The recently released “State of American Indian and Alaskan Native Education in California 2014” report authored by the California Indian Culture and Sovereignty Center (CICSC) at California State University San Marcos (CSUSM) builds on a previous report released in 2012.
Made possible through a generous $500,000 gift by the San Manuel Band of Mission Indians, the report compiles publicly available data to provide much-needed information about AI/ANs in the K-12, California State University and University of California systems. The data includes: enrollment and graduation rates, dropout rates, number of degrees conferred and number of personnel by race/ethnicity. The information contained in the report is particularly valuable given that California has the largest AI/AN population of any other state in the U.S. and, historically, AI/AN students drop out of high school at higher rates than their peers.
“The second year report shines a brighter light on where and when the decline in AI/AN enrollment is occurring, specifically within the California State University (CSU) and University of California (UC) systems,” wrote State Superintendent of Public Instruction Tom Torlakson in the report’s introduction.
AI/AN Students Fall Below State Achievement Levels for High School Graduation
The report confirmed the need for greater efforts to prepare K-12 students for high school graduation and entry into college.
“American Indian and Alaska Native high school students are graduating at rates six percent below the state average for other ethnic groups,” said co-author of the report, CICSC Director Joely Proudfit. “Even more troubling is the statistic that less than 25 percent of AI/AN high school graduates meet CSU/UC requirements for college admission.”
In fact the report shows that only 24.9 percent of AI/AN students are prepared to enter California’s four-year public university systems versus the state average of 38.3 percent.
Furthermore, at 18.5 percent the AI/AN dropout rate for 2011-12 remains higher than all other ethnic/racial groups in California except for Hispanics/Latinos, despite the fact that AI/ANs comprise only 1.9 percent of state demographics and Hispanics/Latinos comprise 37 percent of the state’s population.
AI/AN Enrollments Decline at California Community Colleges and California State Universities
Among the findings outlined in the report is the startling realization that the numbers of AI/AN students at community colleges and CSUs are declining despite the fact that enrollments at UCs are increasing. The enrollment rates from fall 2011 to fall 2012 at community colleges show a decline of 16 percent while the enrollment rate during the same time period at CSUs declined 61 percent. Meanwhile, the UC system saw an increase of 67 percent in AI/AN students enrolled from fall 2011 to fall 2012.

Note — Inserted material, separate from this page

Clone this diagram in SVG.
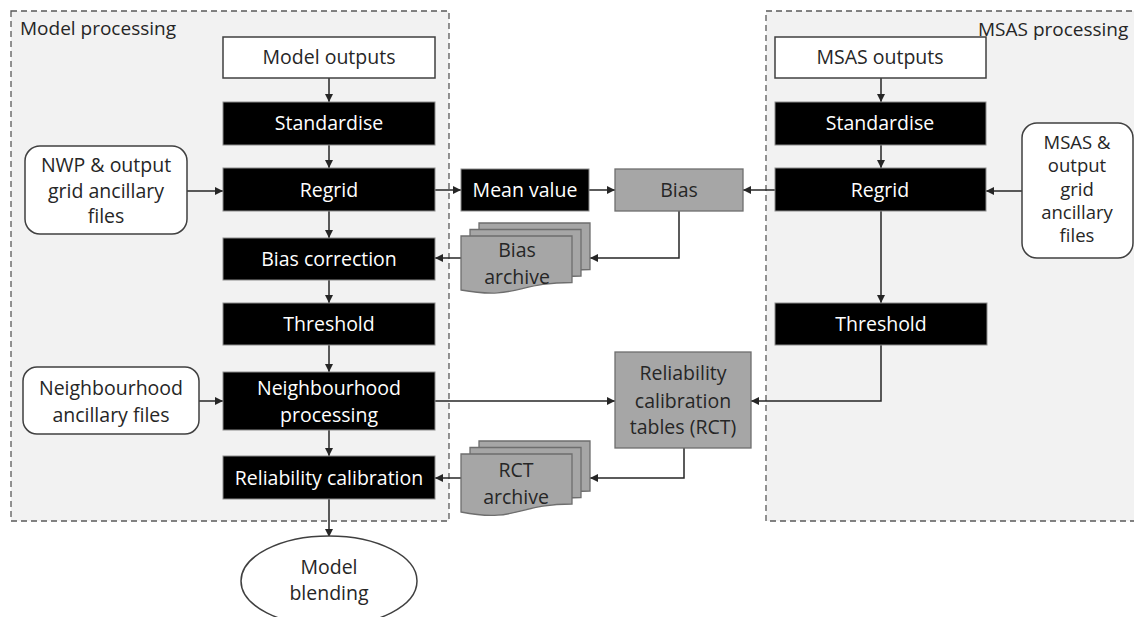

“The steady decline in the overall annual enrollment rate of AI/AN students in the CSU seems to indicate that we are admitting more students but they are dropping out—we are not retaining them once they get here,” said Proudfit.
Despite these troubling statistics, the report profiles institutions of higher learning which are involved in providing community outreach, student support and academic resources to assist AI/AN students achieve their post-secondary education.

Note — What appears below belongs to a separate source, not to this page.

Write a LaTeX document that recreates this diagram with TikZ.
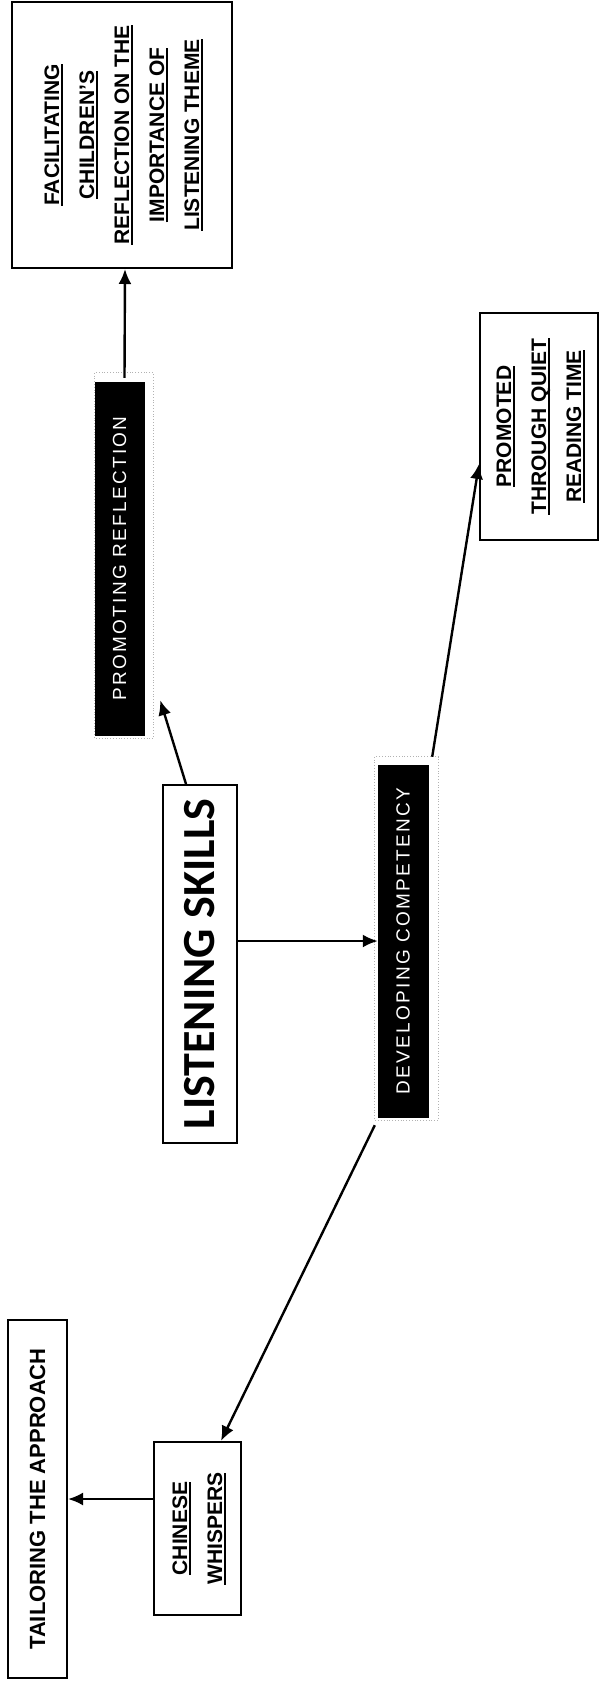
\documentclass[tikz,border=0pt]{standalone}
\usepackage{fontspec}
\setmainfont{Liberation Sans}
\newfontfamily\bigfont{Carlito}
\newfontfamily\spacedfont[LetterSpace=12]{Liberation Sans}
\usetikzlibrary{arrows.meta,calc}
\newcommand\ulin[1]{\setbox0\hbox{#1}\rlap{\rule[-4pt]{\wd0}{1.8pt}}\box0}
\tikzset{
  box/.style={draw, line width=2pt, inner sep=0pt, align=center,
    font=\fontsize{21}{35}\selectfont\bfseries},
  blackbox/.style={fill=black, draw=black, inner sep=0pt, text=white,
    font=\spacedfont\fontsize{19}{21}\selectfont},
  arr/.style={line width=2.4pt, -{Latex[length=15pt,width=13pt]}},
  shadowline/.style={gray!60, dotted, line width=0.8pt}
}
\begin{document}
\begin{tikzpicture}[x=1pt,y=-1pt]
\useasboundingbox (0,0) rectangle (600,1684);
% boxes
\node[box, minimum width=220pt, minimum height=266pt] (fac) at (122,135)
  {\rotatebox{90}{\begin{tabular}{@{}c@{}}\ulin{FACILITATING}\\ \ulin{CHILDREN’S}\\ \ulin{REFLECTION ON THE}\\ \ulin{IMPORTANCE OF}\\ \ulin{LISTENING THEME}\end{tabular}}};
\node[blackbox, minimum width=49pt, minimum height=353pt] (prom) at (119.5,558.5)
  {\rotatebox{90}{PROMOTING REFLECTION}};
\node[box, minimum width=74pt, minimum height=358pt] (listen) at (200,964)
  {\rotatebox{90}{\bigfont\bfseries\fontsize{46}{48}\selectfont LISTENING SKILLS}};
\node[blackbox, minimum width=50pt, minimum height=352pt] (dev) at (403,941)
  {\rotatebox{90}{DEVELOPING COMPETENCY}};
\node[box, minimum width=118pt, minimum height=227pt] (promo) at (539,426.5)
  {\rotatebox{90}{\begin{tabular}{@{}c@{}}\ulin{PROMOTED}\\ \ulin{THROUGH QUIET}\\ \ulin{READING TIME}\end{tabular}}};
\node[box, minimum width=87pt, minimum height=173pt] (chin) at (197.5,1528.5)
  {\rotatebox{90}{\begin{tabular}{@{}c@{}}\ulin{CHINESE}\\ \ulin{WHISPERS}\end{tabular}}};
\node[box, minimum width=59pt, minimum height=358pt, font=\fontsize{22}{26}\selectfont\bfseries] (tail) at (37.5,1499)
  {\rotatebox{90}{TAILORING THE APPROACH}};
% shadow outlines of the black boxes
\draw[shadowline] ($(prom.north west)+(0,-9)$) rectangle ($(prom.south east)+(9,3)$);
\draw[shadowline] ($(dev.north west)+(-3,-8)$) rectangle ($(dev.south east)+(10,3)$);
% connector end points
\coordinate (pr-in) at ($(prom.south east)+(16,-35)$);
\coordinate (ls-out) at ($(listen.north west)+(24,0)$);
\coordinate (dev-ne) at ($(dev.north east)+(4,-8)$);
\coordinate (promo-in) at ($(promo.south west)+(0,-77)$);
\coordinate (dev-sw) at ($(dev.south west)+(-3,8)$);
\coordinate (chin-in) at ($(chin.north east)+(-21,0)$);
% connectors
\draw[arr] ($(prom.north)+(5,-4)$) -- ($(fac.south)+(3,0)$);
\draw[arr] (ls-out) -- (pr-in);
\draw[arr] (listen.east |- dev.west) -- (dev.west);
\draw[arr] (dev-ne) -- (promo-in);
\draw[arr] (dev-sw) -- (chin-in);
\draw[arr] (chin.west |- tail.east) -- (tail.east);
\end{tikzpicture}
\end{document}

CSUSM’s Commitment to Native American Students and Tribal Communities
Cal State San Marcos has an institutional commitment to American Indian education. Its record of tribal community engagement includes the implementation of a Tribal Initiative through which the University is exponentially increasing its recruitment, retention and graduation of American Indian students.

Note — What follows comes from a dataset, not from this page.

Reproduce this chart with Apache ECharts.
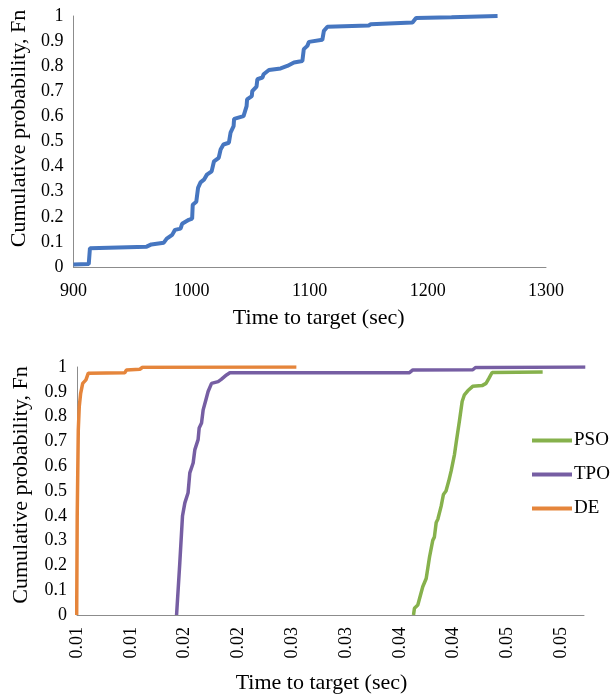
<!DOCTYPE html>
<html>
<head>
<meta charset="utf-8">
<script src="https://cdn.jsdelivr.net/npm/echarts@6/dist/echarts.min.js"></script>
<style>
  html, body { margin: 0; padding: 0; background: #fff; }
  #chart { width: 616px; height: 695px; }
</style>
</head>
<body>
<div id="chart"></div>
<script>
// top panel: single run, time in seconds vs cumulative probability
const topTime = [900, 913, 914, 930, 962, 966, 976.5, 979, 983.6, 986, 990.7, 992, 997.7, 1000.5, 1001, 1004, 1005.5,
  1007.6, 1010.5, 1013, 1017, 1019, 1023, 1024.6, 1027, 1031.6, 1033, 1035.6, 1036, 1044, 1046.6, 1047, 1051, 1051.4,
  1055, 1055.7, 1060, 1061, 1065.5, 1075.4, 1081, 1086.7, 1093.8, 1095, 1098, 1099.4, 1110.7, 1112, 1115, 1150,
  1151.7, 1187, 1190, 1220, 1259];
const topProb = [0.01, 0.012, 0.075, 0.077, 0.081, 0.09, 0.097, 0.113, 0.128, 0.148, 0.153, 0.172, 0.188, 0.193, 0.248,
  0.26, 0.315, 0.337, 0.348, 0.368, 0.381, 0.421, 0.435, 0.468, 0.488, 0.495, 0.535, 0.561, 0.59, 0.601, 0.641, 0.668,
  0.681, 0.701, 0.719, 0.748, 0.755, 0.768, 0.785, 0.791, 0.801, 0.815, 0.821, 0.868, 0.881, 0.897, 0.905, 0.941,
  0.957, 0.962, 0.967, 0.974, 0.992, 0.995, 1.0];

// bottom panel: three algorithms
const psoTime = [0.03826, 0.03835, 0.03866, 0.03912, 0.03944, 0.03975, 0.04005, 0.0402, 0.04037, 0.04052, 0.04083,
  0.04104, 0.04128, 0.04154, 0.04176, 0.04207, 0.04222, 0.04253, 0.04278, 0.04299, 0.0433, 0.04376, 0.04463,
  0.045, 0.04525, 0.04556, 0.05026];
const psoProb = [0, 0.027, 0.04, 0.114, 0.147, 0.234, 0.301, 0.314, 0.373, 0.386, 0.439, 0.486, 0.5, 0.541, 0.581,
  0.648, 0.694, 0.783, 0.861, 0.888, 0.904, 0.922, 0.925, 0.934, 0.953, 0.978, 0.98];

const tpoTime = [0.01625, 0.01655, 0.0168, 0.01702, 0.01732, 0.01748, 0.01779, 0.01795, 0.01825, 0.01835, 0.01857,
  0.01872, 0.01897, 0.01918, 0.0195, 0.02011, 0.0204, 0.02089, 0.0212, 0.03789, 0.0382, 0.04377, 0.04402, 0.05422];
const tpoProb = [0, 0.21, 0.399, 0.452, 0.493, 0.573, 0.613, 0.667, 0.707, 0.754, 0.774, 0.827, 0.867, 0.901, 0.934,
  0.941, 0.95, 0.968, 0.977, 0.977, 0.988, 0.989, 0.998, 1.0];

const deTime = [0.00697, 0.00702, 0.00712, 0.00721, 0.00734, 0.00753, 0.00783, 0.00805, 0.01145, 0.0116, 0.01284,
  0.01309, 0.02738];
const deProb = [0, 0.4, 0.747, 0.84, 0.894, 0.934, 0.948, 0.975, 0.977, 0.988, 0.991, 0.999, 1.0];

// tick positions of the bottom x axis (shown rounded to 2 decimals)
const bottomTicks = [0.007, 0.012, 0.017, 0.022, 0.027, 0.032, 0.037, 0.042, 0.047, 0.052];

const zip = (xs, ys) => xs.map((x, i) => [x, ys[i]]);

const FONT = 'Liberation Serif';
const axisGrey = '#8c8c8c';
const txt = { fontFamily: FONT, fontSize: 18, color: '#000' };
const titleTxt = { fontFamily: FONT, fontSize: 22, color: '#000' };

const yAxisCommon = {
  type: 'value', min: 0, max: 1, interval: 0.1,
  name: 'Cumulative probability, Fn',
  nameLocation: 'middle',
  axisLine: { show: true, lineStyle: { color: axisGrey, width: 1 } },
  axisTick: { show: false },
  splitLine: { show: false },
  axisLabel: { ...txt, margin: 10, formatter: v => String(Math.round(v * 10) / 10) }
};

const chart = echarts.init(document.getElementById('chart'));
chart.setOption({
  backgroundColor: '#fff',
  animation: false,
  grid: [
    { left: 73, top: 16, width: 473, height: 251 },
    { left: 77, top: 367, width: 507, height: 249 }
  ],
  legend: {
    orient: 'vertical',
    left: 527, top: 426,
    itemWidth: 40, itemHeight: 4, itemGap: 15,
    icon: 'rect',
    data: ['PSO', 'TPO', 'DE'],
    textStyle: { fontFamily: FONT, fontSize: 19, color: '#000', lineHeight: 19, padding: [0, 0, 0, -3] }
  },
  xAxis: [
    {
      gridIndex: 0, type: 'value', min: 900, max: 1300, interval: 100,
      name: 'Time to target (sec)', nameLocation: 'middle', nameGap: 40,
      nameTextStyle: { ...titleTxt, padding: [0, 0, 0, 18] },
      axisLine: { lineStyle: { color: axisGrey, width: 1 } },
      axisTick: { show: false },
      splitLine: { show: false },
      axisLabel: { ...txt, margin: 15, formatter: v => String(v) }
    },
    {
      gridIndex: 1, type: 'value', min: 0.007, max: 0.0541,
      name: 'Time to target (sec)', nameLocation: 'middle', nameGap: 57,
      nameTextStyle: { ...titleTxt, padding: [0, 18, 0, 0] },
      axisLine: { lineStyle: { color: axisGrey, width: 1 } },
      axisTick: { show: false, customValues: bottomTicks },
      splitLine: { show: false },
      axisLabel: { ...txt, margin: 12, rotate: 90, customValues: bottomTicks, formatter: v => v.toFixed(2) }
    }
  ],
  yAxis: [
    { gridIndex: 0, ...yAxisCommon, nameGap: 41, nameTextStyle: { ...titleTxt, padding: [0, 0, 0, 26] } },
    { gridIndex: 1, ...yAxisCommon, nameGap: 45, nameTextStyle: { ...titleTxt, padding: [0, 0, 0, 12] } }
  ],
  series: [
    {
      name: 'Time', type: 'line', xAxisIndex: 0, yAxisIndex: 0,
      data: zip(topTime, topProb), symbol: 'none',
      lineStyle: { color: '#4676c0', width: 4 }, itemStyle: { color: '#4676c0' }
    },
    {
      name: 'PSO', type: 'line', xAxisIndex: 1, yAxisIndex: 1,
      data: zip(psoTime, psoProb), symbol: 'none',
      lineStyle: { color: '#86b14c', width: 3.5 }, itemStyle: { color: '#86b14c' }
    },
    {
      name: 'TPO', type: 'line', xAxisIndex: 1, yAxisIndex: 1,
      data: zip(tpoTime, tpoProb), symbol: 'none',
      lineStyle: { color: '#765ea3', width: 3.5 }, itemStyle: { color: '#765ea3' }
    },
    {
      name: 'DE', type: 'line', xAxisIndex: 1, yAxisIndex: 1,
      data: zip(deTime, deProb), symbol: 'none',
      lineStyle: { color: '#e5853b', width: 3.5 }, itemStyle: { color: '#e5853b' }
    }
  ]
});
</script>
</body>
</html>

In 2004, the University hired a full-time tribal liaison, which remains the only position of its kind in the California State University system. That same year President Karen Haynes established the University’s Native Advisory Council, comprised of representatives from most neighboring tribes and tribal education leaders. In 2011, the University opened the CICSC which, in addition to conducting important research, hosts community events such as the annual San Diego American Indian Film Festival, which allows prospective and current students to share their experiences with the community.
In addition the University has a MOU with the Iipay Nation of Santa Ysabel (also known as the Santa Ysabel Band of Diegueno Indians), guaranteeing admission to all high school graduates who meet minimum CSU admission requirements. Cal State San Marcos also provides annual tribal-University events like the Tribal Education Summit and the President’s Report to Tribal Nations.
In support of its mission, the CICSC recently received a gift commitment of $200,000 from the Pala Band of Mission Indians as well as a gift of $100,000 from the Barona Band of Mission Indians.
“We are proud of the relationships that we have nurtured with our tribal partners who are fully engaged in working with us to ensure our regional American Indian students are receiving the support they need to be successful in today’s 21st century world,” said Proudfit. “We have seen firsthand the transformational impact of our strategies and we are passionate about continuing this important work to raise the educational attainment rate of our Native students.”
In 2012, CSUSM graduated 24 American Indian students with bachelors and masters degrees. The promising practices and relationships are ensuring that these numbers will continue to grow.